Over the two days, as I was looking at bikes, or riding a bike, or looking at people riding bikes, one thing was brought home to me: bike events just don’t happen, somebody has to cause them. Without Andy and Melodie’s initiative (along with everyone else helping out) events like this just wouldn’t happen. It needs somebody to go from having a great idea to making it happen in the flesh.
The MCBS, held at DISC, continued the fine tradition of combining lawn bowls and bike shows. In the middle of the velodrome, there is an indoor bowling green, reminding me a little of home.
Being a Fyxo show, there were always going to be schmick bikes, but there was a smattering of eras and stories. I’ve always been impressed when people showing their bike include printed back stories. Talk about back stories, some of these machines had tales to tell. Obvious storytellers were the Brian Hayes-built Euro track and pursuit bikes, particularly one of the bikes used to set a world record in the team pursuit.
There was a good showing of trade, including firmly established Melbourne framebuilders like Baum and Ken Evans through to others building up their portfolio of bikes, some of which you’ll be able to see meet Pushies Galore 2015.
There weren’t any show bike categories, supporting a “one love” policy for anything on two wheels. There was, however, a prize given to the most photographed and tagged bike on Instagram. I had the job of quantifying the love and determining the winner. Short of collecting the volume of drool in front of each bike, it seemed a good way to establish the bike that got everyone talking.
The most popular bike was very place appropriate. Ben’s wild Perkins track frame, resplendent with Columbus Max, C-Record and more was built by Daryl Perkins, a Melbourne framebuilder (who I managed to do an interview with a few years ago.) Other highlights for me included a Cinelli road bike and an 1890s bamboo bike.
As I was walking around the track, I overheard a girl, probably no more than four, ask her father, “Dad, why isn’t anybody riding a bike.” It’s true, if all you did was just look at bikes, the world would be a sad, frustrated place. Luckily, the Melburn Roobaix would fulfil anyone’s desire to hop on a bike and cut sick laps. Riders on the Sunday for the Roobaix ranged from ex-pros (Stuart O’Grady, Phil Anderson to name but a few) to kids, and some adults, doing the longest ride of their lives.

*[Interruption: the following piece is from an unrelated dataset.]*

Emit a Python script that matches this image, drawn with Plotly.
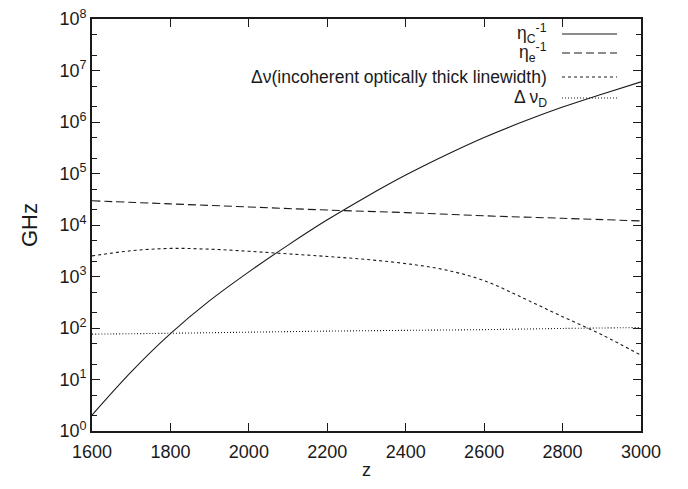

It really is something you have to see in person to really appreciate, but the streets of Melbourne come alive with the Roobaix. Seeing hundreds and hundreds of people stream through cobbled back streets is a sight to behold. Also worth a mention were some of the outstanding outfits. Just the time and effort that people go to in getting kitted up astounds me: there were teams of astronauts in reflective suits, a zoo-full of animal suits and every superhero you could think of. A personal favourite was a group of people that all dressed as Forest Gump at different stages of life.
It was a huge weekend, with lots of fun, food and probably too much caffeine. I must admit it was a novelty to attend a bike event like this and not have to think about logistics. A big congrats to all involved.